Berlin's world-class theatre scene, known for its audacity and innovation, is facing a tempestuous season as the cash-strapped German capital debates how much high culture it can bankroll.
The surprise announcement that the veteran artistic director of east Berlin's legendary Volksbuehne (People's Stage), Frank Castorf, would be bowing out in 2017 after a quarter century at the helm sent a jolt through the once-divided city.
Berlin authorities, who heavily subsidise the avant-garde theatre and Castorf's daring, politically charged productions, declined to keep the strong-willed iconoclast much beyond the end of his current contract in 2016.
Talks are underway to find a director of the theatre, which was founded in 1914 to entertain the city's working class.
The name that keeps surfacing is Chris Dercon, the current director of London's Tate Modern, an option not popular with everyone in Berlin's sometimes fractious artistic community.
The debate has exposed serious tensions between the headstrong leaders of the city's cultural institutions and the coalition government of new mayor Michael Mueller, in office since December.
It is no accident that the Volksbuehne has become the lightning rod in the dispute.
Rebuilt after World War II in an imposing Stalinist style using remnants of Hitler's destroyed chancellery, the Volksbuehne prides itself on caustic commentary on political and capitalist hypocrisy.
Critics wonder whether the Belgium-born director of a London art museum can bring the radical sensibility and awareness of Berlin's tumultuous history that is woven into the fabric of the theatre.
Castorf, 63, was a prominent artist in communist East Germany before taking the reins of the Volksbuehne in 1992, three years after the fall of the Berlin Wall.
His stagings are often bold, controversial and lengthy, and during his nearly 25 years at the Volksbuehne, it has become one of Europe's leading theatres.
- 'Sad old man' -
The patriarch of the Berlin theatre scene, Claus Peymann of Bertolt Brecht's renowned Berliner Ensemble, slammed Castorf's dismissal in a letter addressed to Mayor Mueller, a technocrat who took over from the charismatic Klaus Wowereit after 13 years in office.
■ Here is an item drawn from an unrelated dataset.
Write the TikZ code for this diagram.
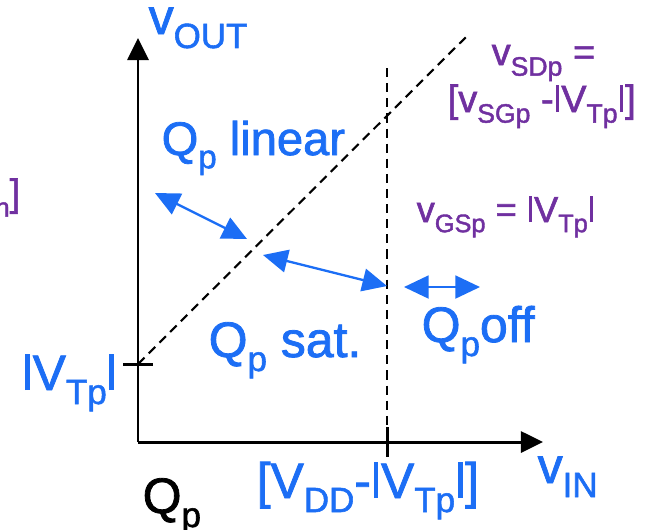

In the missive which was widely published in the German press, Peymann said that the Volksbuehne risked becoming an "event venue like all the others".
Taking aim in particular at the city's new top culture official, Tim Renner, Peymann called him "the worst casting choice in a decade" and blasted his proposals including live streaming of theatre premieres and a hike in ticket prices for stage plays and opera.
Renner fired back, telling Berlin public radio that Peymann was an "old, sad man who is flailing" and said Dercon could serve as one member of an experienced management team "with deep knowledge of theatre".
Peymann, 77, has led the Berliner Ensemble since 1999 and is also set to leave his post in 2017.
Castorf has also attacked Renner, the 50-year-old former head of Universal Music in Germany, for his cultural "ignorance" and "lack of professionalism".
The dispute has shaped up as a generational conflict in a city that has struggled under a massive debt since reunification in 1990.
The Volksbuehne is one of Berlin's most heavily subsidised theatres, to the tune of 17 million euros ($19 million) per year, with audience numbers slipping despite relatively low picket prices.
Berlin, which has a population of 3.4 million people and public debt of nearly 62 billion euros, paid out 107 million euros in support to the city's theatres this year.